The point is, it's easy to correctly display code in the browser (hint: use the <code> tag).

@carlosperate, you have visibility on this... what could it be from micro:bit's point of view? If your example code contains odd unicode whitespace characters, is there something you could do to clean them before publication..?

Finally, my main concern is Mu doesn't crash, it's moot if we should handle weird whitespace characters accidentally copied and pasted from someone else's website (i.e. it's the third party publisher's code that's wrong).

ntoll on 19 Jul 2018

👍1

Thanks, both. In principle, although I've been saying "normalise" I don't think this is the place for actual unicode normalisation; rather I think a regex ought to take care of it. [*]

However I'm a tiny bit concerned that, if I convert any whitespace to one U+0020 space which is the obvious operation, that someone, somewhere will be surprised that their code has changed. Do we want to do this?

[*] I know, I know...

tjguk on 19 Jul 2018

@tjguk upon reflect... I think "no" is the simplest / easiest answer to "do we want to do this?"

All Mu needs to do is not crash. If we get reports of strange results from the checker because of munged-up third party example code, then we should reach out to said third party and help them address this (as we've done above by pinging @carlosperate).

Does this make sense..? A classic case of KISS. ;-)

ntoll on 19 Jul 2018

As long as we don't change whitespace in literals [*] and when text is pasted (but not when loaded from a file) I wouldn't have thought the user would notice (as mentioned it was probably pasted from Word)

[*] Here we go with the r̵̡̀e̸̡͆g̷͈͊͘ḛ̴͋x̵̢̟̓...

ZanderBrown on 19 Jul 2018

Agree with @ntoll. I would have said that this was a corner-case, except for the fact that it's a cut-and-paste from what should be a reliable site, so people will assume that the fault is in Mu.

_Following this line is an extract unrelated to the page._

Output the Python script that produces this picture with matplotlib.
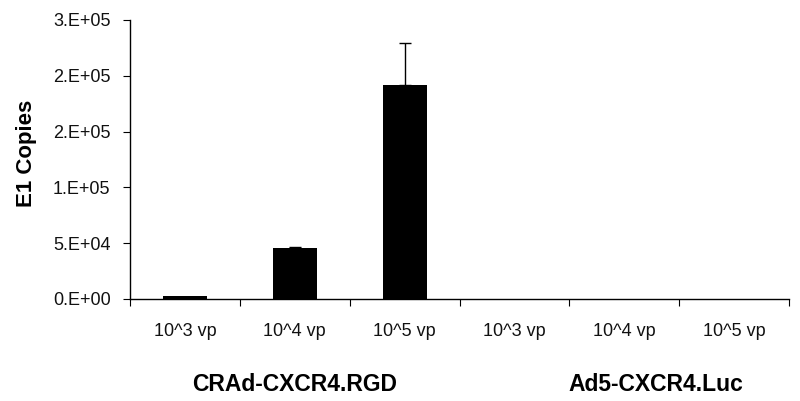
import matplotlib
matplotlib.use("Agg")
import matplotlib.pyplot as plt
import numpy as np

plt.rcParams['font.family'] = ['Liberation Sans', 'DejaVu Sans']

doses = ["10^3 vp", "10^4 vp", "10^5 vp", "10^3 vp", "10^4 vp", "10^5 vp"]
e1_copies = [3000, 45800, 192000, 0, 0, 0]
e1_err = [0, 1200, 37000, 0, 0, 0]
groups = ["CRAd-CXCR4.RGD", "Ad5-CXCR4.Luc"]
group_x = [1.0, 4.29]
ytick_vals = [0, 50000, 100000, 150000, 200000, 250000]
ytick_labels = ["0.E+00", "5.E+04", "1.E+05", "2.E+05", "2.E+05", "3.E+05"]

fig = plt.figure(figsize=(8, 4.01), dpi=100)
ax = fig.add_axes([0.1625, 0.2544, 0.82375, 0.6958])

x = np.arange(len(doses))
vals = np.array(e1_copies)
errs = np.array(e1_err)
ax.bar(x, vals, width=0.4, color='black')
# only the bars with a measured spread get an (upper) error bar
has_err = errs > 0
ax.errorbar(x[has_err], vals[has_err],
            yerr=[np.zeros(has_err.sum()), errs[has_err]],
            fmt='none', ecolor='black', elinewidth=1, capsize=4, capthick=1)

ax.set_xlim(-0.5, len(doses) - 0.5)
ax.set_ylim(0, 250000)
ax.set_yticks(ytick_vals)
ax.set_yticklabels(ytick_labels, fontsize=13, color='#111111')

ax.set_xticks(np.arange(len(doses) + 1) - 0.5)
ax.set_xticklabels([])
ax.set_xticks(x, minor=True)
ax.set_xticklabels(doses, minor=True, fontsize=13, color='#111111')
ax.tick_params(axis='x', which='minor', length=0, pad=17)
ax.tick_params(axis='x', which='major', length=5, direction='out')
ax.tick_params(axis='y', length=5, direction='out', pad=9)

ax.spines['top'].set_visible(False)
ax.spines['right'].set_visible(False)
for s in ['left', 'bottom']:
    ax.spines[s].set_linewidth(1)

ax.set_ylabel("E1 Copies", fontsize=16, fontweight='bold')
ax.yaxis.set_label_coords(-0.141, 0.523)

for gx, g in zip(group_x, groups):
    ax.text(gx, -0.305, g, transform=ax.get_xaxis_transform(),
            ha='center', va='center', fontsize=16.5, fontweight='bold')

fig.savefig("out.png", dpi=100)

I've pushed the test now and all checks pass locally.

tjguk on 19 Jul 2018

👍1

@ZanderBrown I think that's exactly the issue: as soon as you start trying to make some kind of context-sensitive replacement, we're creating a rod for our own backs.

tjguk on 19 Jul 2018

👍1

@carlosperate, you have visibility on this... what could it be from micro:bit's point of view? If your example code contains odd unicode whitespace characters, is there something you could do to clean them before publication..?

Do you mean online? It should be responsability of the the website to make sure that the code can be copy/pasted.
Did something contain odd characters in microbit.org?

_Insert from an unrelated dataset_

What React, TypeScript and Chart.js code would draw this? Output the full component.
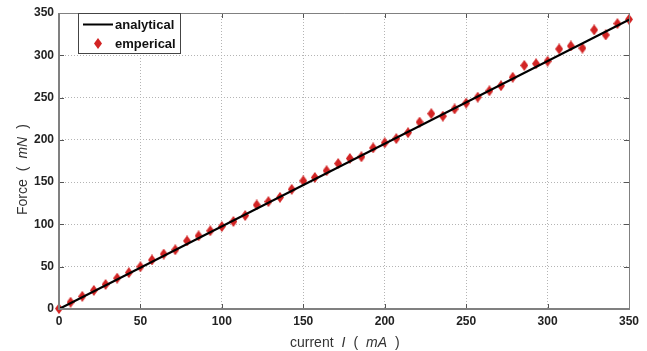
import React, { useEffect, useRef } from "react";
import { Chart, registerables } from "chart.js";

Chart.register(...registerables);

// current I (mA) of the measured points
const currentMA = [
  0, 7.1, 14.3, 21.4, 28.6, 35.7, 42.9, 50, 57.1, 64.3,
  71.4, 78.6, 85.7, 92.9, 100, 107.1, 114.3, 121.4, 128.6, 135.7,
  142.9, 150, 157.1, 164.3, 171.4, 178.6, 185.7, 192.9, 200, 207.1,
  214.3, 221.4, 228.6, 235.7, 242.9, 250, 257.1, 264.3, 271.4, 278.6,
  285.7, 292.9, 300, 307.1, 314.3, 321.4, 328.6, 335.7, 342.9, 350,
];
// measured force (mN)
const empericalForce = [
  0.5, 8, 15, 22, 29, 36.5, 43, 50, 58, 65,
  70, 80.5, 86.5, 92.5, 97.5, 103.5, 110.5, 123, 127, 132,
  141.5, 151.5, 155.5, 163.5, 172, 178, 180, 190.5, 196.5, 201.5,
  208.5, 221, 231, 228, 236.5, 243.5, 250.5, 258, 264, 274,
  288, 290, 293, 307.5, 311, 308.5, 330, 324, 337.5, 342.5,
];
// analytical line end points
const analyticalCurrent = [0, 350];
const analyticalForce = [0, 342];

const xTicks = [0, 50, 100, 150, 200, 250, 300, 350];
const yTicks = [0, 50, 100, 150, 200, 250, 300, 350];

const RED = "#d22424";

function makeDiamond(w: number, h: number, color: string) {
  const c = document.createElement("canvas");
  c.width = w;
  c.height = h;
  const g = c.getContext("2d")!;
  g.fillStyle = color;
  g.beginPath();
  g.moveTo(w / 2, 0);
  g.lineTo(w, h / 2);
  g.lineTo(w / 2, h);
  g.lineTo(0, h / 2);
  g.closePath();
  g.fill();
  return c;
}

const FONT = "'Liberation Sans', Arial, sans-serif";

function drawPieces(
  ctx: CanvasRenderingContext2D,
  pieces: { t: string; italic?: boolean }[],
  gap: number
) {
  let x = 0;
  pieces.forEach((p, i) => {
    ctx.font = `${p.italic ? "italic " : ""}14px ${FONT}`;
    ctx.fillText(p.t, x, 0);
    x += ctx.measureText(p.t).width + (i < pieces.length - 1 ? gap : 0);
  });
}

const decor = {
  id: "decor",
  afterDraw(chart: any) {
    const ctx: CanvasRenderingContext2D = chart.ctx;
    const { left, right, top, bottom } = chart.chartArea;
    const xs = chart.scales.x;
    const ys = chart.scales.y;
    ctx.save();
    // inner ticks
    ctx.strokeStyle = "#555";
    ctx.lineWidth = 1;
    xTicks.forEach((v) => {
      const px = Math.round(xs.getPixelForValue(v)) + 0.5;
      ctx.beginPath();
      ctx.moveTo(px, bottom);
      ctx.lineTo(px, bottom - 5);
      ctx.moveTo(px, top);
      ctx.lineTo(px, top + 5);
      ctx.stroke();
    });
    yTicks.forEach((v) => {
      const py = Math.round(ys.getPixelForValue(v)) + 0.5;
      ctx.beginPath();
      ctx.moveTo(left, py);
      ctx.lineTo(left + 5, py);
      ctx.moveTo(right, py);
      ctx.lineTo(right - 5, py);
      ctx.stroke();
    });
    // box
    ctx.strokeStyle = "#808080";
    ctx.lineWidth = 1;
    ctx.beginPath();
    ctx.moveTo(left, top + 0.5);
    ctx.lineTo(right + 0.5, top + 0.5);
    ctx.lineTo(right + 0.5, bottom);
    ctx.stroke();
    ctx.lineWidth = 2;
    ctx.beginPath();
    ctx.moveTo(left, top);
    ctx.lineTo(left, bottom);
    ctx.lineTo(right + 1, bottom);
    ctx.stroke();

    // legend
    const ds = chart.data.datasets;
    ctx.fillStyle = "#fff";
    ctx.fillRect(78.5, 13.5, 102, 40);
    ctx.strokeStyle = "#444";
    ctx.lineWidth = 1;
    ctx.strokeRect(78.5, 13.5, 102, 40);
    ctx.strokeStyle = "#000";
    ctx.lineWidth = 2;
    ctx.beginPath();
    ctx.moveTo(83, 24.5);
    ctx.lineTo(113, 24.5);
    ctx.stroke();
    ctx.drawImage(ds[1].pointStyle, 94, 38);
    ctx.fillStyle = "#111";
    ctx.font = `bold 13px ${FONT}`;
    ctx.textBaseline = "middle";
    ctx.textAlign = "left";
    ctx.fillText(ds[0].label, 115, 25);
    ctx.fillText(ds[1].label, 115, 44);

    // axis titles
    ctx.fillStyle = "#333";
    ctx.textBaseline = "alphabetic";
    ctx.save();
    ctx.translate(290, 347);
    drawPieces(
      ctx,
      [{ t: "current" }, { t: "I", italic: true }, { t: "(" }, { t: "mA", italic: true }, { t: ")" }],
      8
    );
    ctx.restore();
    ctx.save();
    ctx.translate(27, 215);
    ctx.rotate(-Math.PI / 2);
    drawPieces(ctx, [{ t: "Force" }, { t: "(" }, { t: "mN", italic: true }, { t: ")" }], 8);
    ctx.restore();
    ctx.restore();
  },
};

export default function App() {
  const ref = useRef<HTMLCanvasElement>(null);
  useEffect(() => {
    const diamond = makeDiamond(8, 11, RED);
    const chart = new Chart(ref.current!, {
      type: "scatter",
      plugins: [decor],
      data: {
        datasets: [
          {
            label: "analytical",
            data: analyticalCurrent.map((x, i) => ({ x, y: analyticalForce[i] })),
            showLine: true,
            borderColor: "#000",
            borderWidth: 2,
            pointRadius: 0,
            order: 0,
            clip: false,
          },
          {
            label: "emperical",
            data: currentMA.map((x, i) => ({ x, y: empericalForce[i] })),
            pointStyle: diamond as any,
            backgroundColor: RED,
            borderColor: RED,
            pointRadius: 5,
            order: 1,
            clip: false,
          },
        ],
      },
      options: {
        animation: false,
        responsive: false,
        layout: { padding: { left: 0, right: 18, top: 13, bottom: 0 } },
        plugins: { legend: { display: false }, tooltip: { enabled: false } },
        scales: {
          x: {
            type: "linear",
            min: 0,
            max: 350,
            afterBuildTicks: (s: any) => {
              s.ticks = xTicks.map((v) => ({ value: v }));
            },
            afterFit: (s: any) => {
              s.height = 42;
            },
            grid: { color: "#b4b4b4", lineWidth: 1, drawTicks: false },
            border: { display: false, dash: [1, 2] },
            ticks: {
              padding: 5,
              color: "#222",
              font: { family: FONT, size: 12, weight: "bold" },
              maxRotation: 0,
            },
          },
          y: {
            type: "linear",
            min: 0,
            max: 350,
            afterBuildTicks: (s: any) => {
              s.ticks = yTicks.map((v) => ({ value: v }));
            },
            afterFit: (s: any) => {
              s.width = 59;
            },
            grid: { color: "#b4b4b4", lineWidth: 1, drawTicks: false },
            border: { display: false, dash: [1, 2] },
            ticks: {
              padding: 5,
              color: "#222",
              font: { family: FONT, size: 12, weight: "bold" },
            },
          },
        },
      },
    });
    return () => chart.destroy();
  }, []);
  return (
    <div style={{ position: "fixed", left: 0, top: 0, width: 647, height: 351, background: "#fff" }}>
      <canvas ref={ref} width={647} height={351} style={{ width: 647, height: 351 }} />
    </div>
  );
}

I also agree, normalising in Mu is a can of worms (normalising in a website publishing system would be as well), Python/Micropython will throw an error pointing at the trouble line/character, and then as Nicholas has said, if a user reports an issue here we can try to contact the right person to fix the resource.

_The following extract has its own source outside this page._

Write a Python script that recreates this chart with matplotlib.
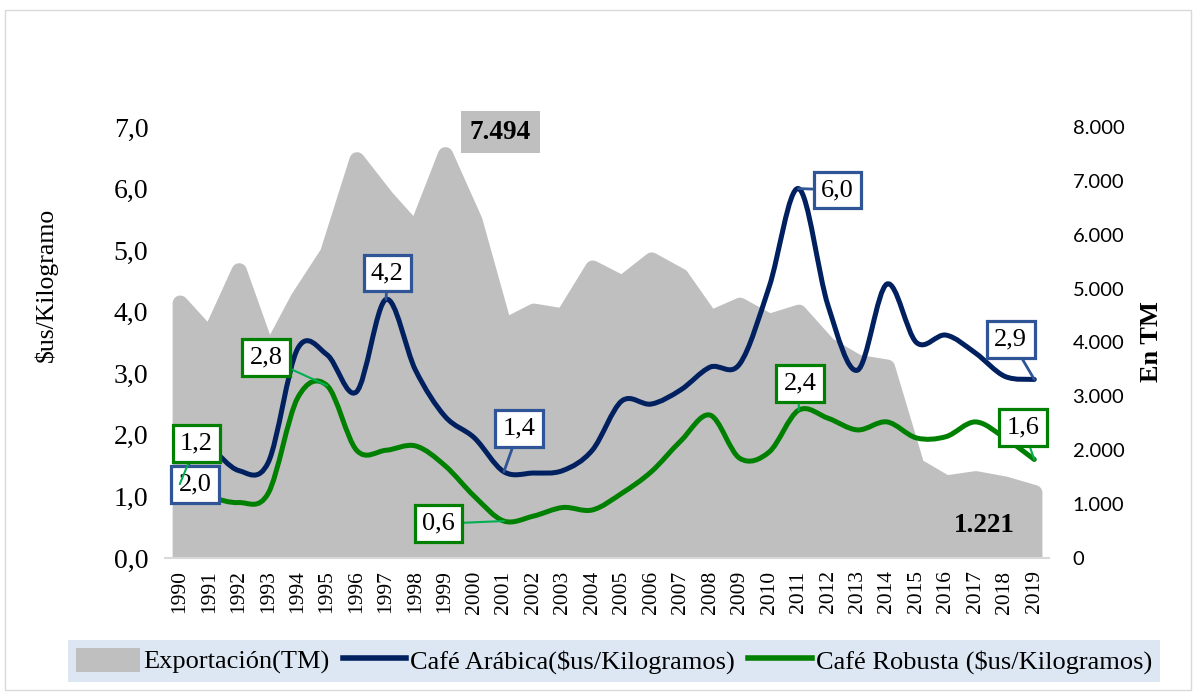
import numpy as np
import matplotlib.pyplot as plt
from matplotlib.path import Path
from matplotlib.patches import PathPatch, Patch, Rectangle
from matplotlib.lines import Line2D
from matplotlib.ticker import FuncFormatter, MultipleLocator

plt.rcParams["font.family"] = ["Liberation Serif", "DejaVu Serif"]

# ---- data ----
years = list(range(1990, 2020))

exportacion_tm = [4740, 4140, 5340, 3800, 4830, 5670, 7400, 6700, 6090, 7494,
                  6270, 4310, 4590, 4500, 5390, 5110, 5540, 5240, 4460, 4700,
                  4400, 4570, 3960, 3640, 3550, 1720, 1400, 1480, 1380, 1221]

arabica = [2.0, 1.8, 1.42, 1.55, 3.4, 3.3, 2.7, 4.2, 3.05, 2.3,
           1.95, 1.4, 1.38, 1.42, 1.75, 2.55, 2.5, 2.73, 3.1, 3.15,
           4.4, 6.0, 4.1, 3.05, 4.45, 3.5, 3.62, 3.33, 2.95, 2.9]

robusta = [1.2, 1.0, 0.9, 1.05, 2.6, 2.8, 1.75, 1.75, 1.82, 1.5,
           1.0, 0.6, 0.68, 0.82, 0.78, 1.05, 1.4, 1.9, 2.32, 1.62,
           1.72, 2.4, 2.27, 2.08, 2.21, 1.95, 1.97, 2.21, 1.95, 1.6]

# labelled years and label offsets (points) for the callout boxes
arabica_labels = [(1990, 11, -36), (1997, 1, 19), (2001, 11, 31), (2011, 28, -1), (2019, -17, 29)]
robusta_labels = [(1990, 12, 29), (1995, -44, 20), (2001, -47, -2), (2011, 1, 19), (2019, -8, 23)]

GRAY = "#bfbfbf"
NAVY = "#002060"
GREEN = "#008000"
BLUE_BOX = "#2f5597"
LEADER_GREEN = "#00b050"


def smooth_path(x, y):
    """Excel-like smoothed line: cubic Bezier through every point."""
    x = np.asarray(x, float)
    y = np.asarray(y, float)
    n = len(x)
    verts = [(x[0], y[0])]
    codes = [Path.MOVETO]
    for i in range(n - 1):
        a = max(i - 1, 0)
        b = min(i + 2, n - 1)
        c1 = (x[i] + (x[i + 1] - x[a]) / 6.0, y[i] + (y[i + 1] - y[a]) / 6.0)
        c2 = (x[i + 1] - (x[b] - x[i]) / 6.0, y[i + 1] - (y[b] - y[i]) / 6.0)
        verts += [c1, c2, (x[i + 1], y[i + 1])]
        codes += [Path.CURVE4] * 3
    return Path(verts, codes)


fig = plt.figure(figsize=(11.96, 6.94), dpi=100)
ax = fig.add_axes([0.138, 0.196, 0.7391, 0.621])
ax2 = ax.twinx()
ax.set_zorder(ax2.get_zorder() + 1)
ax.patch.set_visible(False)

# area: exports on the right axis
ax2.fill_between(years, exportacion_tm, 0, facecolor=GRAY, edgecolor=GRAY,
                 linewidth=11, joinstyle="round")
ax2.set_ylim(0, 8000)
ax2.yaxis.set_major_locator(MultipleLocator(1000))
ax2.yaxis.set_major_formatter(FuncFormatter(
    lambda v, p: "0" if v == 0 else f"{int(v):,}".replace(",", ".")))
ax2.tick_params(axis="y", length=0, pad=17, labelsize=14.5, labelfontfamily="Lato")

# smoothed price lines on the left axis
ax.add_patch(PathPatch(smooth_path(years, arabica), fill=False, edgecolor=NAVY,
                       lw=3.6, capstyle="round", joinstyle="round"))
ax.add_patch(PathPatch(smooth_path(years, robusta), fill=False, edgecolor=GREEN,
                       lw=3.6, capstyle="round", joinstyle="round"))
ax.set_ylim(0, 7)
ax.set_xlim(years[0] - 0.5, years[-1] + 0.5)
ax.yaxis.set_major_locator(MultipleLocator(1))
ax.yaxis.set_major_formatter(FuncFormatter(lambda v, p: f"{v:.1f}".replace(".", ",")))
ax.tick_params(axis="y", length=0, pad=12, labelsize=20)
ax.set_xticks(years)
ax.set_xticklabels([str(y) for y in years], rotation=90, fontsize=15.5)
ax.tick_params(axis="x", length=0, pad=9)

for a in (ax, ax2):
    for side in ("top", "left", "right"):
        a.spines[side].set_visible(False)
    a.spines["bottom"].set_color("#d9d9d9")
    a.spines["bottom"].set_linewidth(1.5)
ax2.spines["bottom"].set_visible(False)


def callout(year, value, dx, dy, edge, leader, lw_leader, z):
    ax.annotate(f"{value:.1f}".replace(".", ","), xy=(year, value),
                xytext=(dx, dy), textcoords="offset points",
                ha="center", va="center", fontsize=19, zorder=z,
                annotation_clip=False,
                bbox=dict(boxstyle="square,pad=0.28", fc="white", ec=edge, lw=2.3),
                arrowprops=dict(arrowstyle="-", color=leader, lw=lw_leader,
                                shrinkA=0, shrinkB=0))


for yr, dx, dy in arabica_labels:
    callout(yr, arabica[years.index(yr)], dx, dy, BLUE_BOX, BLUE_BOX, 2.0, 5)
for yr, dx, dy in robusta_labels:
    callout(yr, robusta[years.index(yr)], dx, dy, GREEN, LEADER_GREEN, 1.5, 6)

# export max / last value labels
i_max = int(np.argmax(exportacion_tm))
ax2.annotate(f"{exportacion_tm[i_max]:,}".replace(",", "."),
             xy=(years[i_max], exportacion_tm[i_max]), xytext=(40, 16),
             textcoords="offset points", ha="center", va="center",
             fontsize=19.5, fontweight="bold",
             bbox=dict(boxstyle="square,pad=0.33", fc=GRAY, ec="none"))
ax2.annotate(f"{exportacion_tm[-1]:,}".replace(",", "."),
             xy=(years[-1], exportacion_tm[-1]), xytext=(-36, -24),
             textcoords="offset points", ha="center", va="center",
             fontsize=19.5, fontweight="bold")

# axis titles
fig.text(46 / 1196, 1 - 285 / 694, "$us/Kilogramo", rotation=90,
         ha="center", va="center", fontsize=18.5)
fig.text(1152 / 1196, 1 - 342 / 694, "En TM", rotation=90,
         ha="center", va="center", fontsize=19, fontweight="bold")

# legend
handles = [Patch(facecolor=GRAY, edgecolor="none"),
           Line2D([], [], color=NAVY, lw=4),
           Line2D([], [], color=GREEN, lw=4)]
labels = ["Exportación(TM)", "Café Arábica($us/Kilogramos)", "Café Robusta ($us/Kilogramos)"]
leg = fig.legend(handles, labels, loc="center", bbox_to_anchor=(0.5134, 0.0475),
                 ncol=3, frameon=True, fancybox=False, facecolor="#dde7f3",
                 edgecolor="none", framealpha=1, fontsize=19,
                 handlelength=2.4, handleheight=1.0, handletextpad=0.15,
                 columnspacing=0.5, borderpad=0.3)

# outer chart border
fig.patches.append(Rectangle((0.004, 0.006), 0.992, 0.979, transform=fig.transFigure,
                             fill=False, edgecolor="#d9d9d9", lw=1))

fig.savefig("out.png", dpi=100)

carlosperate on 19 Jul 2018

👍1

@carlosperate yeah... the original reporter (on Gitter, you'll see it in the chat history) said he cut and pasted it from one of the projects on the micro:bit website.

Of course, it could be something about the settings in his computer too...

Ugh... computers suck. ;-)

ntoll on 19 Jul 2018

😄1

@tjguk thanks for your work with this. I've only two more tutorials to write today (shouldn't take long) and then I'm going to merge all the things and start testing in preparation for tomorrow.

ntoll on 19 Jul 2018

Seems to be this one: https://www.microbit.co.uk/musicfest/that-bass

tjguk on 19 Jul 2018

And, sure enough, search for

yeahmymomma=[

and you can see the somewhat messy text behind the scenes.

tjguk on 19 Jul 2018

Oh god... that's code I wrote for the BBC. I emailed it to them and they put it on the website in the form of screenies and badly pasted code.

Oh god... that's the old website which I'm not sure is under the control of micro:bit foundation AFAICT.

Oh god... the link at the end is to the ancient "Touch Develop" website which is buggy.

;-)

ntoll on 19 Jul 2018